CHALLENGE:
Both the line containing "Reproduce this chart" and the line containing "Chart.register(...registerables);" are part of the range to copy, along with every line between them. Copy it exactly and leave out the pictures.

## Begin TASK DATA

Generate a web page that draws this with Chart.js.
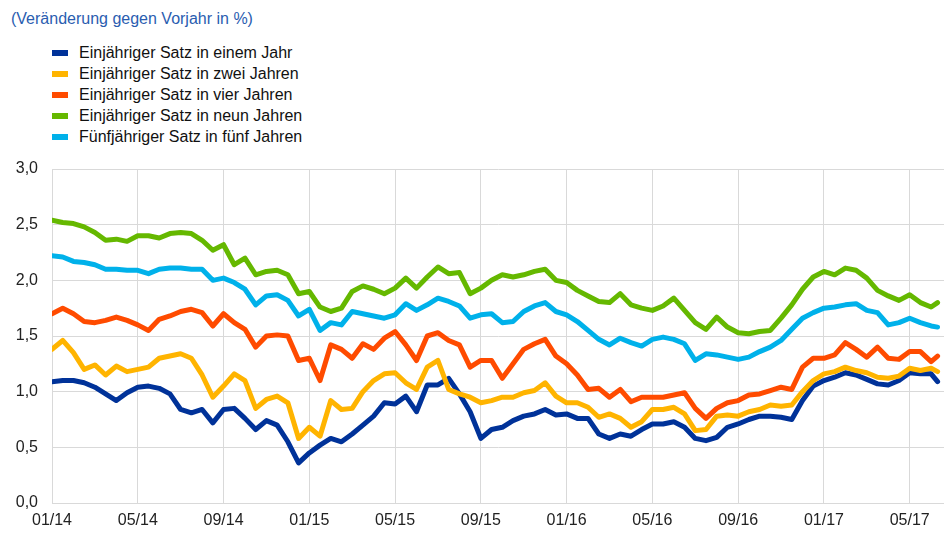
<!DOCTYPE html>
<html><head><meta charset="utf-8">
<script src="https://cdn.jsdelivr.net/npm/chart.js@4.4.0/dist/chart.umd.min.js"></script>
<style>
html,body{margin:0;padding:0;background:#fff;}
#wrap{position:relative;width:944px;height:539px;font-family:"Liberation Sans",Arial,sans-serif;}
#title{position:absolute;left:11px;top:10px;font-size:16px;color:#2a5db0;}
#legend{position:absolute;left:52px;top:43px;}
.item{height:20.8px;display:flex;align-items:center;font-size:16px;color:#111;}
.sw{width:16px;height:6px;margin-right:11px;}
canvas{position:absolute;left:0;top:0;}
</style></head>
<body><div id="wrap"><div id="title">(Veränderung gegen Vorjahr in %)</div><div id="legend"></div><canvas id="c" width="944" height="539"></canvas></div>
<script>
const tickLabels = ['01/14','05/14','09/14','01/15','05/15','09/15','01/16','05/16','09/16','01/17','05/17'];
const seriesNames = ['Einjähriger Satz in einem Jahr','Einjähriger Satz in zwei Jahren','Einjähriger Satz in vier Jahren','Einjähriger Satz in neun Jahren','Fünfjähriger Satz in fünf Jahren'];
const seriesColors = ['#003299','#FFB400','#FF4B00','#65B800','#00B1EA'];
// months since January 2014, half-month sampling; last observation mid-June 2017
const monthOffsets = Array.from({length:84},(_,k)=> k<83 ? k*0.5 : 41.3);

const blue = [1.09,1.10,1.10,1.08,1.04,0.98,0.92,0.99,1.04,1.05,1.03,0.98,0.84,0.81,0.84,0.72,0.84,0.85,0.76,0.66,0.74,0.70,0.55,0.36,0.45,0.52,0.58,0.55,0.62,
 0.70,0.78,0.90,0.89,0.96,0.82,1.06,1.06,1.12,0.98,0.82,0.58,0.66,0.68,
 0.74,0.78,0.80,0.84,0.79,0.80,0.76,0.76,0.62,0.58,0.62,0.60,0.66,0.71,
 0.71,0.73,0.68,0.58,0.56,0.59,0.68,0.71,0.75,0.78,0.78,0.77,0.75,0.92,
 1.05,1.10,1.13,1.17,1.15,1.11,1.07,1.06,1.10,1.17,1.16,1.16,1.09];
const yellow = [1.38,1.46,1.35,1.20,1.24,1.15,1.23,1.18,1.20,1.22,1.30,1.32,1.34,1.30,1.15,0.95,1.05,1.16,1.10,0.85,0.93,0.96,0.90,0.58,0.68,0.60,0.92,0.84,0.85,
 1.00,1.10,1.16,1.17,1.08,1.02,1.22,1.28,1.02,0.98,0.95,0.90,0.92,0.95,
 0.95,0.99,1.01,1.08,0.96,0.90,0.90,0.86,0.77,0.80,0.76,0.68,0.73,0.84,
 0.84,0.86,0.80,0.65,0.66,0.78,0.79,0.78,0.82,0.84,0.88,0.87,0.88,1.00,
 1.10,1.16,1.18,1.22,1.19,1.17,1.13,1.12,1.14,1.21,1.19,1.21,1.18];
const orange = [1.70,1.75,1.70,1.63,1.62,1.64,1.67,1.64,1.60,1.55,1.65,1.68,1.72,1.74,1.71,1.59,1.70,1.62,1.56,1.40,1.50,1.51,1.50,1.28,1.30,1.10,1.42,1.38,1.30,
 1.43,1.38,1.48,1.54,1.42,1.28,1.50,1.53,1.46,1.42,1.22,1.28,1.28,1.12,
 1.25,1.38,1.43,1.47,1.32,1.25,1.15,1.02,1.03,0.95,1.02,0.91,0.95,0.95,
 0.95,0.97,0.99,0.85,0.76,0.85,0.90,0.92,0.97,0.98,1.01,1.04,1.02,1.22,
 1.30,1.30,1.33,1.44,1.38,1.31,1.40,1.30,1.29,1.36,1.36,1.27,1.32];
const green = [2.54,2.52,2.51,2.48,2.43,2.36,2.37,2.35,2.40,2.40,2.38,2.42,2.43,2.42,2.36,2.27,2.32,2.14,2.20,2.05,2.08,2.09,2.05,1.88,1.90,1.76,1.72,1.75,1.90,
 1.95,1.92,1.88,1.93,2.02,1.93,2.03,2.12,2.06,2.07,1.88,1.93,2.00,2.05,
 2.03,2.05,2.08,2.10,2.00,1.98,1.91,1.86,1.81,1.80,1.88,1.78,1.75,1.73,
 1.77,1.84,1.73,1.62,1.56,1.67,1.58,1.53,1.52,1.54,1.55,1.66,1.78,1.92,
 2.03,2.08,2.05,2.11,2.09,2.02,1.91,1.86,1.82,1.87,1.80,1.76,1.80];
const lightBlue = [2.22,2.21,2.17,2.16,2.14,2.10,2.10,2.09,2.09,2.06,2.10,2.11,2.11,2.10,2.10,2.00,2.02,1.98,1.92,1.78,1.86,1.87,1.82,1.68,1.74,1.55,1.62,1.60,1.72,
 1.70,1.68,1.66,1.69,1.79,1.73,1.78,1.84,1.81,1.77,1.66,1.69,1.70,1.62,
 1.63,1.72,1.77,1.80,1.72,1.69,1.63,1.55,1.47,1.42,1.48,1.44,1.41,1.47,
 1.49,1.47,1.43,1.28,1.34,1.33,1.31,1.29,1.31,1.36,1.40,1.46,1.56,1.66,
 1.71,1.75,1.76,1.78,1.79,1.73,1.71,1.60,1.62,1.66,1.62,1.59,1.58];

const allSeries = [blue, yellow, orange, green, lightBlue];

// HTML legend
const leg = document.getElementById('legend');
seriesNames.forEach((n,i)=>{
  const d = document.createElement('div'); d.className='item';
  d.innerHTML = '<span class="sw" style="background:'+seriesColors[i]+'"></span><span>'+n+'</span>';
  leg.appendChild(d);
});

const datasets = allSeries.map((s,i)=>({
  label: seriesNames[i],
  data: s.map((v,k)=>({x: monthOffsets[k], y: v})),
  borderColor: seriesColors[i],
  backgroundColor: seriesColors[i],
  borderWidth: 5,
  pointRadius: 0,
  tension: 0,
  borderJoinStyle: 'round',
  borderCapStyle: 'round',
  order: 5 - i
}));

new Chart(document.getElementById('c'), {
  type: 'line',
  data: { datasets },
  options: {
    responsive: false,
    animation: false,
    devicePixelRatio: 1,
    layout: { padding: { top: 169, right: 0, left: 0, bottom: 0 } },
    plugins: { legend: { display: false }, tooltip: { enabled: false }, title: { display: false } },
    scales: {
      x: {
        type: 'linear', min: 0, max: 41.6,
        afterBuildTicks: (sc) => { sc.ticks = tickLabels.map((_,i)=>({value: i*4})); },
        afterFit: (sc) => { sc.height = 36; },
        ticks: { callback: (v) => tickLabels[Math.round(v/4)], font: { family: 'Liberation Sans', size: 16 }, color: '#222', padding: 8, maxRotation: 0, autoSkip: false },
        grid: { color: '#d9d9d9', lineWidth: 1, drawTicks: false },
        border: { color: '#d9d9d9' }
      },
      y: {
        min: 0, max: 3,
        afterFit: (sc) => { sc.width = 52; },
        ticks: { stepSize: 0.5, callback: (v) => v.toFixed(1).replace('.', ','), font: { family: 'Liberation Sans', size: 16 }, color: '#222', padding: 14 },
        grid: { color: '#d9d9d9', lineWidth: 1, drawTicks: false },
        border: { color: '#d9d9d9' }
      }
    }
  }
});
</script>
</body></html>
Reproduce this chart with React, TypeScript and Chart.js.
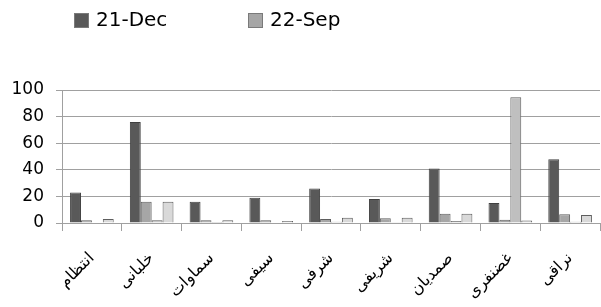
import React, { useEffect, useRef } from 'react';
import { Chart, registerables } from 'chart.js';

Chart.register(...registerables);

const categories = ['انتظام', 'خلبانی', 'سماوات', 'سیفی', 'شرفی', 'شریفی', 'صمدیان', 'غضنفری', 'نراقی'];
const seriesNames = ['21-Dec', '22-Sep', 'Series3', 'Series4'];
const dec21 = [23, 76, 16, 19, 26, 18, 41, 15, 48];
const sep22 = [2, 16, 2, 2, 3, 3.5, 7, 2.5, 6.5];
const series3 = [0, 2, 0.7, 0, 1, 0.5, 1.5, 94.5, 1];
const series4 = [3, 16, 2, 1.5, 4, 4, 7, 1.8, 6];
const yMin = 0;
const yMax = 100;
const yStep = 20;
const legendShown = [0, 1];

const fills = ['#595959', '#a6a6a6', '#bfbfbf', '#d9d9d9'];
const borders = ['#404040', '#5e5e5e', '#5e5e5e', '#5e5e5e'];
const FONT = '"DejaVu Sans", "Liberation Sans", sans-serif';

const legendPlugin = {
  id: 'excelLegend',
  afterDraw(chart: any) {
    const ctx = chart.ctx;
    const xs = [74, 248];
    ctx.save();
    ctx.font = `20px ${FONT}`;
    ctx.textBaseline = 'middle';
    ctx.textAlign = 'left';
    legendShown.forEach((dsIndex, k) => {
      const ds = chart.data.datasets[dsIndex];
      const x = xs[k];
      ctx.fillStyle = ds.backgroundColor;
      ctx.fillRect(x, 13, 15, 15);
      ctx.strokeStyle = '#7a7a7a';
      ctx.lineWidth = 1;
      ctx.strokeRect(x + 0.5, 13.5, 14, 14);
      ctx.fillStyle = '#000';
      ctx.fillText(ds.label, x + 22, 21);
    });
    ctx.restore();
  },
};

export default function App() {
  const ref = useRef<HTMLCanvasElement>(null);
  useEffect(() => {
    document.body.style.margin = '0';
    const values = [dec21, sep22, series3, series4];
    const chart = new Chart(ref.current!, {
      type: 'bar',
      data: {
        labels: categories,
        datasets: values.map((v, i) => ({
          label: seriesNames[i],
          data: v,
          backgroundColor: fills[i],
          borderColor: borders[i],
          borderWidth: 1,
          categoryPercentage: 0.73,
          barPercentage: 1,
        })),
      },
      options: {
        animation: false,
        responsive: false,
        layout: { padding: { top: 90, right: 1, left: 0, bottom: 0 } },
        plugins: {
          legend: { display: false },
          tooltip: { enabled: false },
        },
        scales: {
          x: {
            afterFit: (s: any) => {
              s.height = 84;
              s.paddingLeft = 0;
              s.paddingRight = 0;
            },
            grid: {
              offset: true,
              drawOnChartArea: false,
              drawTicks: true,
              tickLength: 8,
              color: '#a0a0a0',
            },
            border: { display: true, color: '#a0a0a0' },
            ticks: {
              minRotation: 45,
              maxRotation: 45,
              padding: 18,
              labelOffset: 0,
              color: '#000',
              font: { family: FONT, size: 16 },
            },
          },
          y: {
            min: yMin,
            max: yMax,
            afterFit: (s: any) => { s.width = 62; },
            grid: { color: '#a0a0a0', tickLength: 6, drawTicks: true },
            border: { display: true, color: '#a0a0a0' },
            ticks: {
              stepSize: yStep,
              padding: 12,
              color: '#000',
              font: { family: FONT, size: 17 },
            },
          },
        },
      },
      plugins: [legendPlugin],
    });
    return () => chart.destroy();
  }, []);
  return <canvas ref={ref} width={601} height={307} style={{ display: 'block' }} />;
}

## End TASK DATA

WRITTEN RESPONSE:
Reproduce this chart with React, TypeScript and Chart.js.
import React, { useEffect, useRef } from 'react';
import { Chart, registerables } from 'chart.js';

Chart.register(...registerables);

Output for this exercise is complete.